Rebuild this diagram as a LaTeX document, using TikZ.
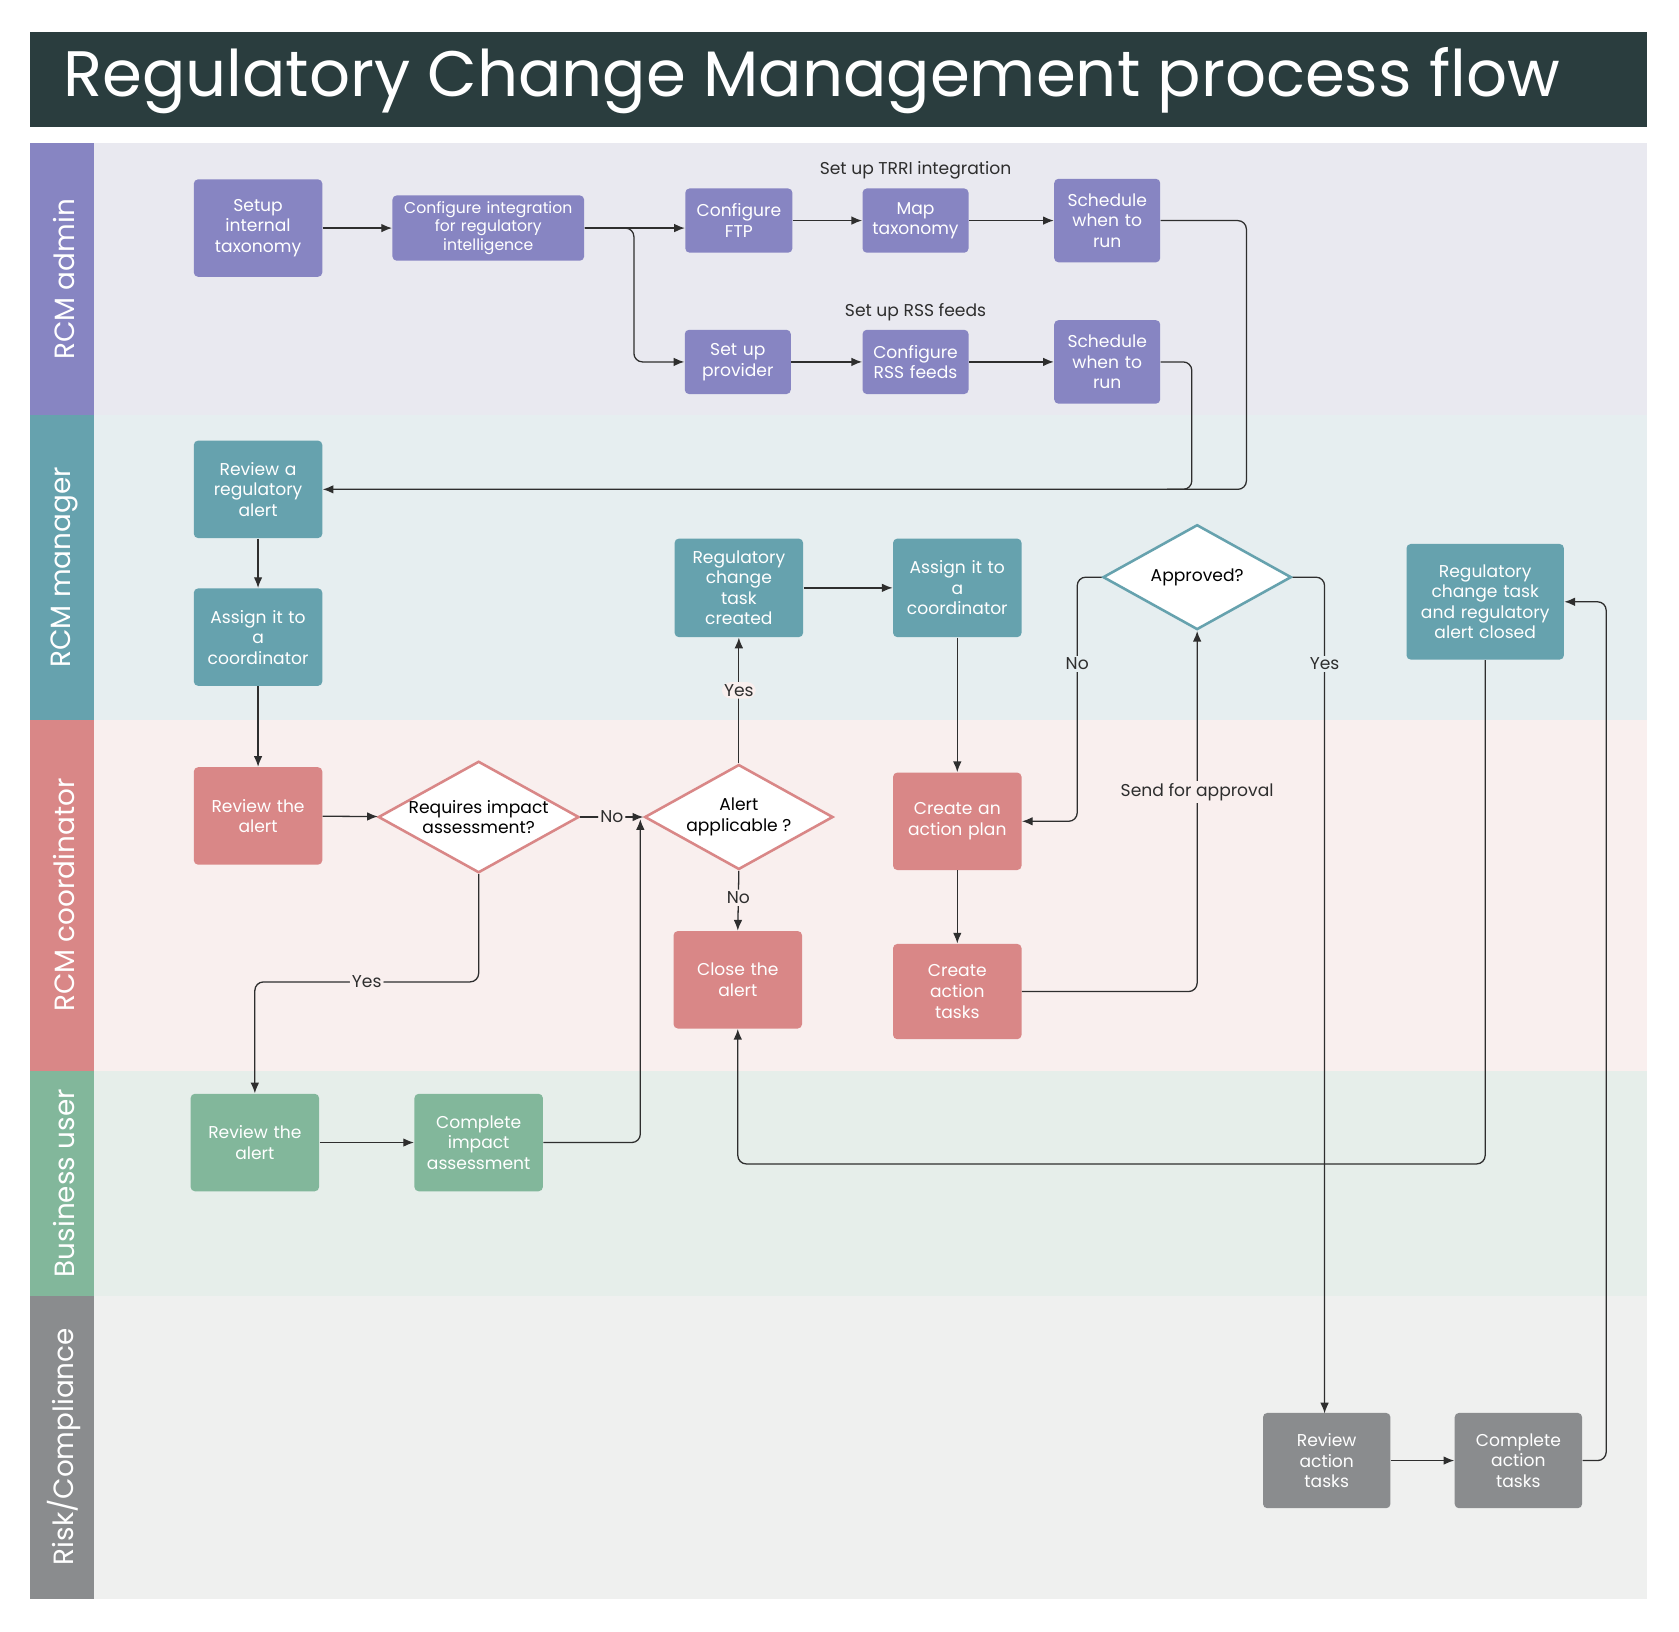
\documentclass[tikz,border=0pt]{standalone}
\usepackage{fontspec}
\setmainfont{Poppins}
\usetikzlibrary{shapes.geometric,arrows.meta}
\definecolor{titlebg}{HTML}{2A3D3E}
\definecolor{pur}{HTML}{8785C2}
\definecolor{tea}{HTML}{66A2AE}
\definecolor{cor}{HTML}{D98787}
\definecolor{gre}{HTML}{82B79B}
\definecolor{gry}{HTML}{8A8C8E}
\definecolor{bgA}{HTML}{E9E9F0}
\definecolor{bgM}{HTML}{E6EEF0}
\definecolor{bgC}{HTML}{F9EFEE}
\definecolor{bgB}{HTML}{E6EEEA}
\definecolor{bgR}{HTML}{EFF0EF}
\definecolor{ln}{HTML}{2E2E2E}
\begin{document}
\begin{tikzpicture}[x=0.5pt,y=-0.5pt,
  box/.style={rectangle,rounded corners=2pt,draw=none,text=white,align=center,font=\fontsize{8}{9.6}\selectfont,inner sep=1pt},
  bx/.style n args={4}{box,fill=#1,minimum width=#2*0.5pt,minimum height=#3*0.5pt,text width=#4*0.5pt},
  dia/.style={diamond,aspect=1.8,draw=#1,line width=1.2pt,fill=white,align=center,font=\fontsize{8}{9.6}\selectfont,inner sep=0pt},
  arr/.style={draw=ln,line width=0.6pt,-{Latex[length=5pt,width=4pt]},rounded corners=4pt},
  lbl/.style={font=\fontsize{8}{9.6}\selectfont,text=ln,inner sep=1pt},
  lane/.style={text=white,font=\fontsize{13}{14}\selectfont,rotate=90}]
\useasboundingbox (0,0) rectangle (1568,1524);
\fill[white] (0,0) rectangle (1568,1524);
\fill[titlebg] (28,30) rectangle (1538,119);
\node[anchor=west,text=white,font=\fontsize{30}{32}\selectfont] (title) at (52,75) {Regulatory Change Management process flow};
% lanes
\fill[bgA] (88,134) rectangle (1538,388); \fill[pur] (28,134) rectangle (88,388);
\fill[bgM] (88,388) rectangle (1538,672); \fill[tea] (28,388) rectangle (88,672);
\fill[bgC] (88,672) rectangle (1538,1000); \fill[cor] (28,672) rectangle (88,1000);
\fill[bgB] (88,1000) rectangle (1538,1210); \fill[gre] (28,1000) rectangle (88,1210);
\fill[bgR] (88,1210) rectangle (1538,1493); \fill[gry] (28,1210) rectangle (88,1493);
\node[lane] (l1) at (60,261) {RCM admin};
\node[lane] (l2) at (60,530) {RCM manager};
\node[lane] (l3) at (60,836) {RCM coordinator};
\node[lane] (l4) at (60,1105) {Business user};
\node[lane] (l5) at (60,1351) {Risk/Compliance};
% admin
\node[bx={pur}{120}{91}{110}] (setup) at (241,213) {Setup\\internal\\taxonomy};
\node[bx={pur}{179}{61}{175},font=\fontsize{7.3}{8.8}\selectfont] (cfg) at (456,213) {Configure integration\\for regulatory\\intelligence};
\node[bx={pur}{100}{60}{95}] (ftp) at (690,206) {Configure\\FTP};
\node[bx={pur}{99}{60}{95}] (map) at (855,206) {Map\\taxonomy};
\node[bx={pur}{99}{78}{95}] (s1) at (1034,206) {Schedule\\when to\\run};
\node[bx={pur}{98}{60}{95}] (prov) at (689,338) {Set up\\provider};
\node[bx={pur}{99}{60}{95}] (rss) at (855,338) {Configure\\RSS feeds};
\node[bx={pur}{99}{78}{95}] (s2) at (1034,338) {Schedule\\when to\\run};
\node[lbl] (t1) at (855,159) {Set up TRRI integration};
\node[lbl] (t2) at (855,292) {Set up RSS feeds};
% manager
\node[bx={tea}{120}{91}{110}] (rra) at (241,457) {Review a\\regulatory\\alert};
\node[bx={tea}{120}{91}{110}] (as1) at (241,595) {Assign it to\\a\\coordinator};
\node[bx={tea}{120}{92}{110}] (rct) at (690,549) {Regulatory\\change\\task\\created};
\node[bx={tea}{120}{92}{110}] (as2) at (894,549) {Assign it to\\a\\coordinator};
\node[dia=tea,minimum width=88pt,minimum height=49pt] (appr) at (1118,539) {Approved?};
\node[bx={tea}{147}{108}{140}] (clo) at (1387,562) {Regulatory\\change task\\and regulatory\\alert closed};
% coordinator
\node[bx={cor}{120}{91}{110}] (ra) at (241,762) {Review the\\alert};
\node[dia=cor,minimum width=89pt,minimum height=49pt] (req) at (447,763) {Requires impact\\assessment?};
\node[dia=cor,minimum width=88pt,minimum height=49pt] (aa) at (690,763) {Alert\\applicable ?};
\node[bx={cor}{120}{91}{110}] (ca) at (689,915) {Close the\\alert};
\node[bx={cor}{120}{91}{110}] (cp) at (894,767) {Create an\\action plan};
\node[bx={cor}{120}{89}{110}] (ct) at (894,926) {Create\\action\\tasks};
% business
\node[bx={gre}{120}{91}{110}] (ra2) at (238,1067) {Review the\\alert};
\node[bx={gre}{120}{91}{110}] (cia) at (447,1067) {Complete\\impact\\assessment};
% risk
\node[bx={gry}{119}{89}{110}] (rat) at (1239,1364) {Review\\action\\tasks};
\node[bx={gry}{119}{89}{110}] (cat) at (1418,1364) {Complete\\action\\tasks};
% connectors
\draw[arr] (setup) -- (cfg);
\draw[arr] (cfg.east) -- (ftp.west |- cfg.east);
\draw[arr] (cfg.east) -- (592,213) |- (prov.west);
\draw[arr] (ftp) -- (map);
\draw[arr] (map) -- (s1);
\draw[arr] (prov) -- (rss);
\draw[arr] (rss) -- (s2);
\draw[arr] (s1.east) -- (1164,206) |- (rra.east);
\draw[draw=ln,line width=0.6pt,rounded corners=4pt] (s2.east) -- (1113,338) -- (1113,457) -- (1090,457);
\draw[arr] (rra) -- (as1);
\draw[arr] (as1) -- (ra);
\draw[arr] (ra) -- (req);
\draw[arr] (req.east) -- node[lbl,fill=bgC,pos=0.5]{No} (aa.west);
\draw[arr] (req.south) |- node[lbl,fill=bgC,pos=0.75]{Yes} (238,917) -- (ra2.north);
\draw[arr] (ra2) -- (cia);
\draw[arr] (cia.east) -- (598,1067) -- (598,765);
\draw[arr] (aa.north) -- node[lbl,fill=bgC,pos=0.58]{Yes} (rct.south);
\draw[arr] (aa.south) -- node[lbl,fill=bgC,pos=0.45]{No} (ca.north);
\draw[arr] (rct) -- (as2);
\draw[arr] (as2) -- (cp);
\draw[arr] (cp) -- (ct);
\draw[arr] (ct.east) -| (appr.south);
\node[lbl,fill=bgC] (sfa) at (1118,740) {Send for approval};
\draw[arr] (appr.west) -- (1006,539) |- (cp.east);
\node[lbl,fill=bgM] (no2) at (1006,620) {No};
\draw[arr] (appr.east) -- (1237,539) -- (1237,1320);
\node[lbl,fill=bgM] (yes2) at (1237,620) {Yes};
\draw[arr] (rat) -- (cat);
\draw[arr] (cat.east) -- (1500,1364) |- (clo.east);
\draw[arr] (clo.south) |- (689,1087) -- (ca.south);
\end{tikzpicture}
\end{document}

**Exercise task:** Print the listing above in full, exactly as written. Omit any pictures.

**Response below:**
Rebuild this diagram as a LaTeX document, using TikZ.
\documentclass[tikz,border=0pt]{standalone}
\usepackage{fontspec}
\setmainfont{Poppins}
\usetikzlibrary{shapes.geometric,arrows.meta}
\definecolor{titlebg}{HTML}{2A3D3E}
\definecolor{pur}{HTML}{8785C2}
\definecolor{tea}{HTML}{66A2AE}
\definecolor{cor}{HTML}{D98787}
\definecolor{gre}{HTML}{82B79B}
\definecolor{gry}{HTML}{8A8C8E}
\definecolor{bgA}{HTML}{E9E9F0}
\definecolor{bgM}{HTML}{E6EEF0}
\definecolor{bgC}{HTML}{F9EFEE}
\definecolor{bgB}{HTML}{E6EEEA}
\definecolor{bgR}{HTML}{EFF0EF}
\definecolor{ln}{HTML}{2E2E2E}
\begin{document}
\begin{tikzpicture}[x=0.5pt,y=-0.5pt,
  box/.style={rectangle,rounded corners=2pt,draw=none,text=white,align=center,font=\fontsize{8}{9.6}\selectfont,inner sep=1pt},
  bx/.style n args={4}{box,fill=#1,minimum width=#2*0.5pt,minimum height=#3*0.5pt,text width=#4*0.5pt},
  dia/.style={diamond,aspect=1.8,draw=#1,line width=1.2pt,fill=white,align=center,font=\fontsize{8}{9.6}\selectfont,inner sep=0pt},
  arr/.style={draw=ln,line width=0.6pt,-{Latex[length=5pt,width=4pt]},rounded corners=4pt},
  lbl/.style={font=\fontsize{8}{9.6}\selectfont,text=ln,inner sep=1pt},
  lane/.style={text=white,font=\fontsize{13}{14}\selectfont,rotate=90}]
\useasboundingbox (0,0) rectangle (1568,1524);
\fill[white] (0,0) rectangle (1568,1524);
\fill[titlebg] (28,30) rectangle (1538,119);
\node[anchor=west,text=white,font=\fontsize{30}{32}\selectfont] (title) at (52,75) {Regulatory Change Management process flow};
% lanes
\fill[bgA] (88,134) rectangle (1538,388); \fill[pur] (28,134) rectangle (88,388);
\fill[bgM] (88,388) rectangle (1538,672); \fill[tea] (28,388) rectangle (88,672);
\fill[bgC] (88,672) rectangle (1538,1000); \fill[cor] (28,672) rectangle (88,1000);
\fill[bgB] (88,1000) rectangle (1538,1210); \fill[gre] (28,1000) rectangle (88,1210);
\fill[bgR] (88,1210) rectangle (1538,1493); \fill[gry] (28,1210) rectangle (88,1493);
\node[lane] (l1) at (60,261) {RCM admin};
\node[lane] (l2) at (60,530) {RCM manager};
\node[lane] (l3) at (60,836) {RCM coordinator};
\node[lane] (l4) at (60,1105) {Business user};
\node[lane] (l5) at (60,1351) {Risk/Compliance};
% admin
\node[bx={pur}{120}{91}{110}] (setup) at (241,213) {Setup\\internal\\taxonomy};
\node[bx={pur}{179}{61}{175},font=\fontsize{7.3}{8.8}\selectfont] (cfg) at (456,213) {Configure integration\\for regulatory\\intelligence};
\node[bx={pur}{100}{60}{95}] (ftp) at (690,206) {Configure\\FTP};
\node[bx={pur}{99}{60}{95}] (map) at (855,206) {Map\\taxonomy};
\node[bx={pur}{99}{78}{95}] (s1) at (1034,206) {Schedule\\when to\\run};
\node[bx={pur}{98}{60}{95}] (prov) at (689,338) {Set up\\provider};
\node[bx={pur}{99}{60}{95}] (rss) at (855,338) {Configure\\RSS feeds};
\node[bx={pur}{99}{78}{95}] (s2) at (1034,338) {Schedule\\when to\\run};
\node[lbl] (t1) at (855,159) {Set up TRRI integration};
\node[lbl] (t2) at (855,292) {Set up RSS feeds};
% manager
\node[bx={tea}{120}{91}{110}] (rra) at (241,457) {Review a\\regulatory\\alert};
\node[bx={tea}{120}{91}{110}] (as1) at (241,595) {Assign it to\\a\\coordinator};
\node[bx={tea}{120}{92}{110}] (rct) at (690,549) {Regulatory\\change\\task\\created};
\node[bx={tea}{120}{92}{110}] (as2) at (894,549) {Assign it to\\a\\coordinator};
\node[dia=tea,minimum width=88pt,minimum height=49pt] (appr) at (1118,539) {Approved?};
\node[bx={tea}{147}{108}{140}] (clo) at (1387,562) {Regulatory\\change task\\and regulatory\\alert closed};
% coordinator
\node[bx={cor}{120}{91}{110}] (ra) at (241,762) {Review the\\alert};
\node[dia=cor,minimum width=89pt,minimum height=49pt] (req) at (447,763) {Requires impact\\assessment?};
\node[dia=cor,minimum width=88pt,minimum height=49pt] (aa) at (690,763) {Alert\\applicable ?};
\node[bx={cor}{120}{91}{110}] (ca) at (689,915) {Close the\\alert};
\node[bx={cor}{120}{91}{110}] (cp) at (894,767) {Create an\\action plan};
\node[bx={cor}{120}{89}{110}] (ct) at (894,926) {Create\\action\\tasks};
% business
\node[bx={gre}{120}{91}{110}] (ra2) at (238,1067) {Review the\\alert};
\node[bx={gre}{120}{91}{110}] (cia) at (447,1067) {Complete\\impact\\assessment};
% risk
\node[bx={gry}{119}{89}{110}] (rat) at (1239,1364) {Review\\action\\tasks};
\node[bx={gry}{119}{89}{110}] (cat) at (1418,1364) {Complete\\action\\tasks};
% connectors
\draw[arr] (setup) -- (cfg);
\draw[arr] (cfg.east) -- (ftp.west |- cfg.east);
\draw[arr] (cfg.east) -- (592,213) |- (prov.west);
\draw[arr] (ftp) -- (map);
\draw[arr] (map) -- (s1);
\draw[arr] (prov) -- (rss);
\draw[arr] (rss) -- (s2);
\draw[arr] (s1.east) -- (1164,206) |- (rra.east);
\draw[draw=ln,line width=0.6pt,rounded corners=4pt] (s2.east) -- (1113,338) -- (1113,457) -- (1090,457);
\draw[arr] (rra) -- (as1);
\draw[arr] (as1) -- (ra);
\draw[arr] (ra) -- (req);
\draw[arr] (req.east) -- node[lbl,fill=bgC,pos=0.5]{No} (aa.west);
\draw[arr] (req.south) |- node[lbl,fill=bgC,pos=0.75]{Yes} (238,917) -- (ra2.north);
\draw[arr] (ra2) -- (cia);
\draw[arr] (cia.east) -- (598,1067) -- (598,765);
\draw[arr] (aa.north) -- node[lbl,fill=bgC,pos=0.58]{Yes} (rct.south);
\draw[arr] (aa.south) -- node[lbl,fill=bgC,pos=0.45]{No} (ca.north);
\draw[arr] (rct) -- (as2);
\draw[arr] (as2) -- (cp);
\draw[arr] (cp) -- (ct);
\draw[arr] (ct.east) -| (appr.south);
\node[lbl,fill=bgC] (sfa) at (1118,740) {Send for approval};
\draw[arr] (appr.west) -- (1006,539) |- (cp.east);
\node[lbl,fill=bgM] (no2) at (1006,620) {No};
\draw[arr] (appr.east) -- (1237,539) -- (1237,1320);
\node[lbl,fill=bgM] (yes2) at (1237,620) {Yes};
\draw[arr] (rat) -- (cat);
\draw[arr] (cat.east) -- (1500,1364) |- (clo.east);
\draw[arr] (clo.south) |- (689,1087) -- (ca.south);
\end{tikzpicture}
\end{document}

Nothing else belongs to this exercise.